For its solid merits, the text does fall short of examining several considerations married to the tricky subject of capital punishment, namely the ratio of sentences imposed to those actually carried out. Death row inmates on appeal can wait twenty years or better in some cases before ever seeing the chamber. Garland does offer decisions from a bevy of tangled legal precedents, but does not clearly analyze the nonfinancial impact that long, drawn-out capital cases has on the integrity (or lack thereof) of the process itself. The author is also neglectful on exploring the ideological impetus for Furman v. Georgia, one of the most notorious U.S. Supreme Court rulings in the twentieth century, and the one that quite nearly caused complete abolition of capital punishment. While he sees that the decision was likely the justices’ struggle to interpret the U.S. Constitution, he does not acknowledge that the emergency federal and state moratorium on the death penalty was likely a knee-jerk reaction to the racially-fueled culture wars of the time.

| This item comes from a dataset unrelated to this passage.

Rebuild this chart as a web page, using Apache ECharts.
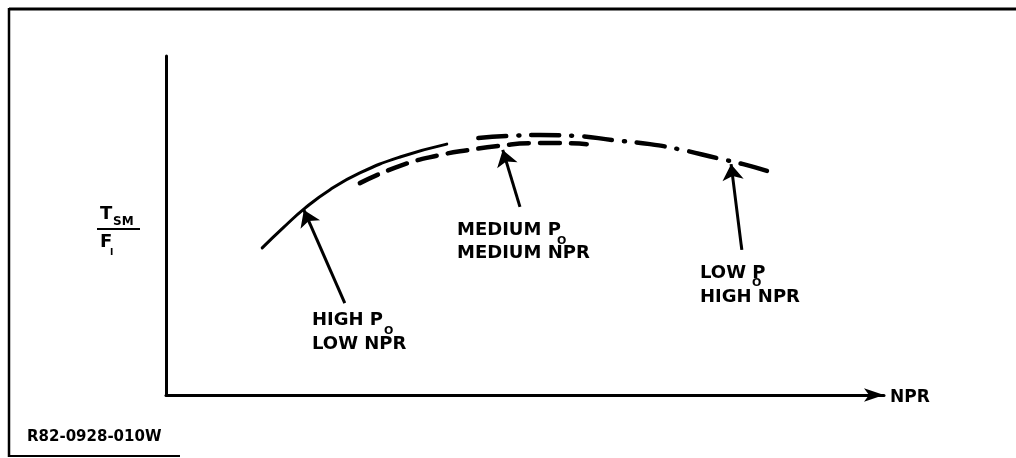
<!DOCTYPE html>
<html>
<head>
<meta charset="utf-8">
<script src="https://cdn.jsdelivr.net/npm/echarts@6/dist/echarts.min.js"></script>
<style>
  html, body { margin: 0; padding: 0; background: #fff; }
  #chart { width: 1016px; height: 458px; }
</style>
</head>
<body>
<div id="chart"></div>
<script>
// curve values (NPR 0-100, T_SM/F_I 0-100)
const highPoX = [13.4, 16.3, 19.4, 22.8, 27.0, 32.6, 39.1];
const highPoY = [43.4, 49.3, 55.2, 60.5, 65.5, 70.2, 74.0];

const medPoX = [27.0, 32.6, 38.2, 42.3, 46.5, 50.7, 54.9, 58.6];
const medPoY = [62.5, 67.6, 70.8, 72.3, 73.5, 74.3, 74.3, 74.0];

const lowPoX = [43.5, 47.6, 52.1, 57.2, 62.3, 67.4, 71.9, 76.7, 80.4, 83.7];
const lowPoY = [75.8, 76.4, 76.7, 76.4, 75.2, 74.0, 72.3, 69.9, 68.1, 66.1];

// pointer arrows: [tailX, tailY, tipX, tipY]
const arrowHigh = [24.9, 27.1, 19.2, 54.6];
const arrowMed = [49.3, 55.5, 46.9, 72.3];
const arrowLow = [80.2, 42.8, 78.7, 68.1];

const xName = "NPR";
const figId = "R82-0928-010W";

function pairs(xs, ys) {
  return xs.map((x, i) => [x, ys[i]]);
}
function arrow(a) {
  return { coords: [[a[0], a[1]], [a[2], a[3]]] };
}

const FONT = "DejaVu Sans";
function txt(x, y, s, size, extra) {
  return Object.assign({
    type: "text",
    x: x,
    y: y,
    style: {
      text: s,
      fill: "#000",
      font: "bold " + size + "px '" + FONT + "'",
      verticalAlign: "middle"
    }
  }, extra || {});
}
function seg(x1, y1, x2, y2, w) {
  return {
    type: "line",
    shape: { x1: x1, y1: y1, x2: x2, y2: y2 },
    style: { stroke: "#000", lineWidth: w }
  };
}

const chart = echarts.init(document.getElementById("chart"));
const axisBase = {
  type: "value",
  min: 0,
  max: 100,
  splitLine: { show: false },
  axisTick: { show: false },
  axisLabel: { show: false }
};

chart.setOption({
  animation: false,
  backgroundColor: "#fff",
  grid: { left: 166, right: 132, top: 56, bottom: 63 },
  xAxis: Object.assign({}, axisBase, {
    axisLine: {
      show: true,
      symbol: ["none", "arrow"],
      symbolSize: [10, 20],
      lineStyle: { color: "#000", width: 3 }
    }
  }),
  yAxis: Object.assign({}, axisBase, {
    axisLine: { show: true, lineStyle: { color: "#000", width: 3 } }
  }),
  series: [
    {
      type: "line",
      smooth: true,
      showSymbol: false,
      data: pairs(highPoX, highPoY),
      lineStyle: { color: "#000", width: 3, cap: "round" }
    },
    {
      type: "line",
      smooth: true,
      showSymbol: false,
      data: pairs(medPoX, medPoY),
      lineStyle: { color: "#000", width: 4.5, type: [20, 11], cap: "round" }
    },
    {
      type: "line",
      smooth: true,
      showSymbol: false,
      data: pairs(lowPoX, lowPoY),
      lineStyle: { color: "#000", width: 4.5, type: [28, 12, 1, 12], cap: "round" }
    },
    {
      type: "lines",
      coordinateSystem: "cartesian2d",
      symbol: ["none", "arrow"],
      symbolSize: [10, 16],
      data: [arrow(arrowHigh), arrow(arrowMed), arrow(arrowLow)],
      lineStyle: { color: "#000", width: 3, opacity: 1 }
    }
  ],
  graphic: [
    // frame
    seg(9, 9, 1016, 9, 3),
    seg(9, 8, 9, 457, 2.5),
    seg(8, 456, 180, 456, 2),
    // y axis name
    txt(100, 214, "T", 18),
    txt(113, 222, "SM", 12),
    seg(97, 229, 140, 229, 2),
    txt(100, 242, "F", 18),
    txt(110, 253, "I", 9),
    // annotations
    txt(312, 320, "HIGH P", 18),
    txt(384, 331, "O", 11),
    txt(312, 344, "LOW NPR", 18),
    txt(457, 230, "MEDIUM P", 18),
    txt(557, 241, "O", 11),
    txt(457, 253, "MEDIUM NPR", 18),
    txt(700, 273, "LOW P", 18),
    txt(752, 283, "O", 11),
    txt(700, 297, "HIGH NPR", 18),
    txt(890, 398, xName, 17),
    txt(27, 437, figId, 15)
  ]
});
</script>
</body>
</html>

The death penalty is no more adapted to suit its own purpose today than it was at its inception, regardless of the procedural protections in place. Garland’s text is fantastically devoid of pontificating, but the deeper nature of the well-evidenced facts presented are troubling. Considering that the scholarly conversation about capital punishment will likely remain controversial, students of criminal justice, those pursuing studies in race, and all members of American society that take part in the process of meting out a death sentence will benefit from reading Garland’s discourse. As he concedes in his conclusion, the conversation is far from over.